Redux establishes the same clear line: here lies the data.  Either describe its changes, provoke them with middleware, or implement an alternative side effect model (redux-observable, redux-saga, and friends) but here is absolutely not the place for your view. 

Redux without React is still a monumentally useful library that falls under the "simple but profound" umbrella, which is also true of React sans redux. 

I highly doubt that Vue will manage to provide a superior model for both of these separate but foundational concerns.  When one also considers that React and redux both excel in their composability and that neither library entails commitment to the other (to use React and Redux gains you two ecosystems of community support and development, neither married to the other), it seems to me that Vue will become another Angular (beloved and used wholly by very specific shops) with a few less trappings.

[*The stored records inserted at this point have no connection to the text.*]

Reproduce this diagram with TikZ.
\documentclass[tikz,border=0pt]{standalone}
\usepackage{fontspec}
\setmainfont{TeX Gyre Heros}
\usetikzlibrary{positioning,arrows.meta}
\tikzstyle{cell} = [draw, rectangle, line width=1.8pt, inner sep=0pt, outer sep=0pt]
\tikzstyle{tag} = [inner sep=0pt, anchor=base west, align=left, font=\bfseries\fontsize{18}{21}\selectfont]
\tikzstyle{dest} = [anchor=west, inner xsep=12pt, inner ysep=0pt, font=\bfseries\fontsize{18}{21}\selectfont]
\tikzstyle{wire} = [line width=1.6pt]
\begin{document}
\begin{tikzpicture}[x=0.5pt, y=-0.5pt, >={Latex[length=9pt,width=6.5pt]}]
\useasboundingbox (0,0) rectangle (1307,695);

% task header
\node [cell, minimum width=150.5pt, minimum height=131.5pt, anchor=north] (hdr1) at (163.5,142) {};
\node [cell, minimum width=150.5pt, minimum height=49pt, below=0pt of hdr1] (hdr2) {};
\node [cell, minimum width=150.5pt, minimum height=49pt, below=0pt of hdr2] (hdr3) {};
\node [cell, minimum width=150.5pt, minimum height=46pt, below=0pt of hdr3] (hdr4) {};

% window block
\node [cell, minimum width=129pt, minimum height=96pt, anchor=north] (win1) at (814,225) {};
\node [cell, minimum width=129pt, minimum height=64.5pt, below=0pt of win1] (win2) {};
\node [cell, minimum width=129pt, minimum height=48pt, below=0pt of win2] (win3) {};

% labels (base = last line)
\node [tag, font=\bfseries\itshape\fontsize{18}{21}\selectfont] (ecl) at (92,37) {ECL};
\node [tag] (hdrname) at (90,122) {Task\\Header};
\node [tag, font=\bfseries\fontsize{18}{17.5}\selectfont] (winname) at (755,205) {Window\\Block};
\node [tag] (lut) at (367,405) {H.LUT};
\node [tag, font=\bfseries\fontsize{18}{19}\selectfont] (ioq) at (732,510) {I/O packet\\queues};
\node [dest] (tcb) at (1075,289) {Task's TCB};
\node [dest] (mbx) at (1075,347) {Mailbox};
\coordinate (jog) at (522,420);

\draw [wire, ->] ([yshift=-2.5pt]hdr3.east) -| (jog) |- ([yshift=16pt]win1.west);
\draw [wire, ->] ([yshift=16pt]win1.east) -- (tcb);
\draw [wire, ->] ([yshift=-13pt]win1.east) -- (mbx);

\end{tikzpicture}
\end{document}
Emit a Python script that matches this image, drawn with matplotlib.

It looks clean enough, and as a library even quite nice, but in the bigger picture it is trying to solve answered questions with poor solutions: why are we trying to replace what has been effectively & elegantly decoupled with something monolithic?
ben 2936 days ago. link 3 points
Vue isn't strictly monolithic and is intended for the view layer, much like React. It can be sandwiched with Vuex, a Redux-like state library, for unidirectional data flow. By default, it uses a MobX-like approach to data binding (AFAIK MobX is influenced by Vue's default approach to binding, which is getter/setter based), and a pub/sub model for cross-component communication (not sure whether this has been retained in v2.x). It's seldom that we see React without either Redux or MobX, so making these tools/methodologies first-party makes sense.

Vue's drawcard, for me at least, is its tiny size. Last year, I built out a rather large app using Vue < 1.0, and found that the whole thing came in under the gzipped size of React alone (with no additional tools like Redux or React Router).
goblinking 2935 days ago. link 1 point
Fair enough on the first point: I am perhaps too much of a purist with separating concerns.  It's not enough to put me off of trying Vue.

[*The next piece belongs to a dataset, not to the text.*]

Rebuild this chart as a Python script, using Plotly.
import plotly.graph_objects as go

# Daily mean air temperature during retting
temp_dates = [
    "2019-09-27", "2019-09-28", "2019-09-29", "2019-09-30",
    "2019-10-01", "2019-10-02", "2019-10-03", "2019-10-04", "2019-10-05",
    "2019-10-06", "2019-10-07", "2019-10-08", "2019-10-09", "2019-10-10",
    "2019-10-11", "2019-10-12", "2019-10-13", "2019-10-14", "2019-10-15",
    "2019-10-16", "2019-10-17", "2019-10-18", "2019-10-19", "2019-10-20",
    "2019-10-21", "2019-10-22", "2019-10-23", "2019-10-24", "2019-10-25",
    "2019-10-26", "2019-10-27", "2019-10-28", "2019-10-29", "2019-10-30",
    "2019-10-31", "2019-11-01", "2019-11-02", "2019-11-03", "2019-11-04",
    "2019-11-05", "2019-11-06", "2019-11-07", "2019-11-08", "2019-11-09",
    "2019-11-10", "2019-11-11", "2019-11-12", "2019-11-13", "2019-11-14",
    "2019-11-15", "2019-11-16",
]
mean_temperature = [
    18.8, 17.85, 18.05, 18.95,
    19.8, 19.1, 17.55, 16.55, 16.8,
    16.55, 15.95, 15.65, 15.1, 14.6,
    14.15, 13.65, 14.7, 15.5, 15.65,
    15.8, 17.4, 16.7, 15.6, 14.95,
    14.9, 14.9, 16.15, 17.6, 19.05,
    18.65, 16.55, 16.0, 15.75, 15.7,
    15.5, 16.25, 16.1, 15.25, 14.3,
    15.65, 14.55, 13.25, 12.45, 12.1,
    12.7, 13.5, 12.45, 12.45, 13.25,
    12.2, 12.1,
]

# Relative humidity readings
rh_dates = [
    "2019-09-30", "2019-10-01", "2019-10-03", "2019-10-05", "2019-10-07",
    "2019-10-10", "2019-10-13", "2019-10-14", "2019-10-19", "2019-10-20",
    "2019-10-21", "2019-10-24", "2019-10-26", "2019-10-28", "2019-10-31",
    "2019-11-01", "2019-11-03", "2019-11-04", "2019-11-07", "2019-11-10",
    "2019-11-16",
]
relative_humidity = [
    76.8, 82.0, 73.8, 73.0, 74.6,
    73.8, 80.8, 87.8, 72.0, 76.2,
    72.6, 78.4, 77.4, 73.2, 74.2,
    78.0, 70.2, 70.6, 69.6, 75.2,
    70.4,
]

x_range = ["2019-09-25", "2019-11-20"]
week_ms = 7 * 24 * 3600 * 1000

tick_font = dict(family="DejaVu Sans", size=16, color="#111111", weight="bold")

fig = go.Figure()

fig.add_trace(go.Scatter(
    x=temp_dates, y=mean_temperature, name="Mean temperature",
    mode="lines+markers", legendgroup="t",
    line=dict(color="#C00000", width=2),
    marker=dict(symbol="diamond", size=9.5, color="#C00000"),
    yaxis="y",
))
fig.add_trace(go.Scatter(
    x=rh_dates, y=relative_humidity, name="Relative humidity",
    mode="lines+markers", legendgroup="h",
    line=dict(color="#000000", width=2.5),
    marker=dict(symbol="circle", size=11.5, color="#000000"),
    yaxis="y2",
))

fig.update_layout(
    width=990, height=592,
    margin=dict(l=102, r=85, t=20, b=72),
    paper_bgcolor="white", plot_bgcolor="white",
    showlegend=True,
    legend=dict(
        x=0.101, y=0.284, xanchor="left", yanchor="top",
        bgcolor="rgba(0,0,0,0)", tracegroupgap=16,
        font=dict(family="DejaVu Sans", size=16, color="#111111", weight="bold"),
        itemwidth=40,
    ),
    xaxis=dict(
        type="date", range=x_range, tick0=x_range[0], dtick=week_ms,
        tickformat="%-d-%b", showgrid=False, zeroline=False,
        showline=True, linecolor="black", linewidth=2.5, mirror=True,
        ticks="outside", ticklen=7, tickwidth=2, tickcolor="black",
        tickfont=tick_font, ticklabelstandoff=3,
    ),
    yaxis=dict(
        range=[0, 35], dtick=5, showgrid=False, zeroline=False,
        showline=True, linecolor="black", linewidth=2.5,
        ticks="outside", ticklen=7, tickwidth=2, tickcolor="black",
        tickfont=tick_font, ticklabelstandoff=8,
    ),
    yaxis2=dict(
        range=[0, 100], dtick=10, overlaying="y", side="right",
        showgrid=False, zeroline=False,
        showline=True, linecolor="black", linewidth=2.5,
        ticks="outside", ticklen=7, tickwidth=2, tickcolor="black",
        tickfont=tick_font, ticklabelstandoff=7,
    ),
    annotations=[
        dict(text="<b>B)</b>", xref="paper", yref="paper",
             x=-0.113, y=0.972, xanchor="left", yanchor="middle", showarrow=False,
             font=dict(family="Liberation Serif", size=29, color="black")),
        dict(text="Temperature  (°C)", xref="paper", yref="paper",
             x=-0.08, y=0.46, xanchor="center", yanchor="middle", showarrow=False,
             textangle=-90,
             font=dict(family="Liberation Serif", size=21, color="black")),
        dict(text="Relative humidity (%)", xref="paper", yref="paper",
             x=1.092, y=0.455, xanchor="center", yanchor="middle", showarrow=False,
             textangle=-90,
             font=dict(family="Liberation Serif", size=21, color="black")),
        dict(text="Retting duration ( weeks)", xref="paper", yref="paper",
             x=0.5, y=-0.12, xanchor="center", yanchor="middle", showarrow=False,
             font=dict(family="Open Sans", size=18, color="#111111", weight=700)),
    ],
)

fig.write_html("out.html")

The size difference is very impressive ... if you don't mind, about how complex was your finished app and how large was the bundle versus something similar you have done with a React (and friends) based app?
basically 2937 days ago. link 3 points
Interesting article! I personally prefer the React way for serveral reasons. What hinders me to give vue a try is the seperation of HTML and JS. In Vue (it seems) you have to use a CSS selector to wire things together ("#journal" in the example).

Everyone should use what fits them best, but I don't want to ever again use Strings (here CSS selectors) to "bring things together". Maybe it's the Java background but something feels so very wrong about this to me (though there are also many examples of inappropriate String usage in Java, instead of using types).
MaxArt 2935 days ago. link 1 point
You can pass a DOM element instead of a selector there. It's just like ReactDOM.render, only you can pass a selector too.

Plus you can pass a template property too so it won't use the element's content as a template.
Moreover, with Vue you can create .vue files that merge together the code, the template and the style of a single component. As a plus, you can use transpilers and compilers for all (Babel, Pug, Sass... you name it).

Finally you can even use JSX with Vue so you actually have maximum flexibility here.
xat 2937 days ago. link 1 point
I had a deeper look at vuejs a few weeks back and I really enjoyed it.

It's like the best parts of React, MobX and Angular have been mixed together, surrounded by a nice, clean and simplistic API.